Master Thesis efficient Data Preparation for Ml
vor 1 Woche
Location: Darmstadt (Germany)
Please note that this offer is an unpaid master thesis
In the research project KompAKI, we seek to unleash the power of machine learning (ML) algorithms to individuals, e.g., domain experts. To this end, we develop end-to-end automated and interactive machine learning pipelines. Such pipelines typically comprise various components, including data categorization, cleaning, wrangling, feature engineering, model training, and postprocessing. Bringing automaticity and interactivity to all these components broadly enables the novice users to build reliable and complex ML pipelines, even without having a deep technical background in this domain. Moreover, the users gain detailed explanations about the generated models along with several ways to guide the generation process, if necessary. As a result, the task of building ML pipelines in Software AG's products, e.g., Zementis and TrendMiner, will be highly simplified together with requiring much less time.

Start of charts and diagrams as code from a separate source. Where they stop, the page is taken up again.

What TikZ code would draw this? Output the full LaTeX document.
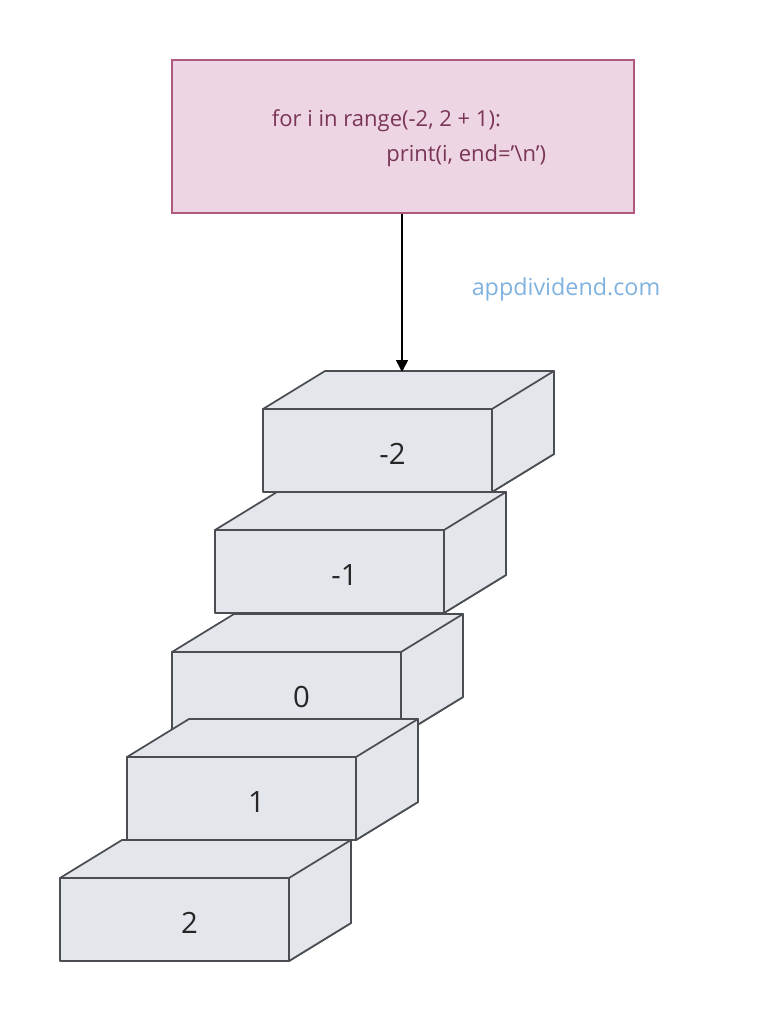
\documentclass[tikz,border=0pt]{standalone}
\usepackage{fontspec}
\setmainfont{Open Sans}
\usetikzlibrary{arrows.meta}
\definecolor{boxfill}{HTML}{E3E6EB}
\definecolor{boxline}{HTML}{4A4D52}
\definecolor{pinkfill}{HTML}{EDD5E3}
\definecolor{pinkline}{HTML}{B0587E}
\definecolor{pinktext}{HTML}{7A3558}
\definecolor{wm}{HTML}{7FB2DE}
\tikzset{face/.style={fill=boxfill,draw=boxline,line width=1.3pt,line join=round},
 lbl/.style={font=\fontsize{22}{26}\selectfont,text=black!85}}
\newcommand{\stepblock}[4]{% x y label name
  \draw[face] (#1,#2) -- ++(62,-38) -- ++(229,0) -- ++(0,83) -- ++(-62,38) -- cycle;
  \draw[face] (#1+229,#2) -- ++(62,-38) -- ++(0,83) -- ++(-62,38) -- cycle;
  \draw[face] (#1,#2) rectangle (#1+229,#2+83);
  \node[lbl] (#4) at (#1+114.5+15,#2+45) {#3};
}
\begin{document}
\begin{tikzpicture}[x=0.75pt,y=-0.75pt]
\useasboundingbox (0,0) rectangle (773,1024);
\node[draw=pinkline,fill=pinkfill,line width=1.3pt,minimum width=462*0.75pt,minimum height=153*0.75pt,inner sep=0pt] (code) at (403,136.5) {};
\node[text=pinktext,font=\fontsize{16.5}{26}\selectfont,align=left] at (409,138) {for i in range(-2, 2 + 1):\\\hspace{5.2em}print(i, end='\textbackslash n')};
\node[text=wm,font=\fontsize{17.5}{20}\selectfont] (wmk) at (566,289) {appdividend.com};
\coordinate (top) at (402,372);
\stepblock{263}{409}{-2}{s1}
\stepblock{215}{530}{-1}{s2}
\stepblock{172}{652}{0}{s3}
\stepblock{127}{757}{1}{s4}
\stepblock{60}{878}{2}{s5}
\draw[-{Triangle[length=9pt,width=9pt]},line width=1.2pt] (code.south -| top) -- (top);
\end{tikzpicture}
\end{document}
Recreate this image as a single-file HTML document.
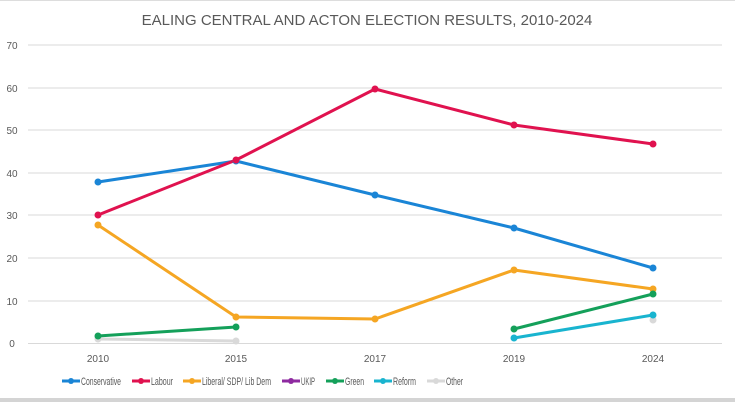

In general, artificial intelligence benefits from a wide variety of reliable data mostly originated from multiple sources. The quality of the data, i.e., the degree to which the data adheres to desirable quality and integrity constraints, can have a significant impact on the businesses themselves, the companies, or even in human lives. The existence of dirty data not only leads to erroneous decisions or unreliable analysis but probably causes a blow to the corporate economy. For instance, a recent study by Gartner showed that organizations believe poor data quality to be responsible for an average of $15 million per year in losses. As a consequence, there has been a surge of interest from both industry and academia on developing efficient and effective data cleaning methods. In this context, two main tasks have broadly been investigated, namely (1) error detection, where data inconsistencies such as duplicate data, integrity constraint violations, and incorrect or missing data values are identified, and (ii) data repairing, which involves updating the available data to remove any detected errors.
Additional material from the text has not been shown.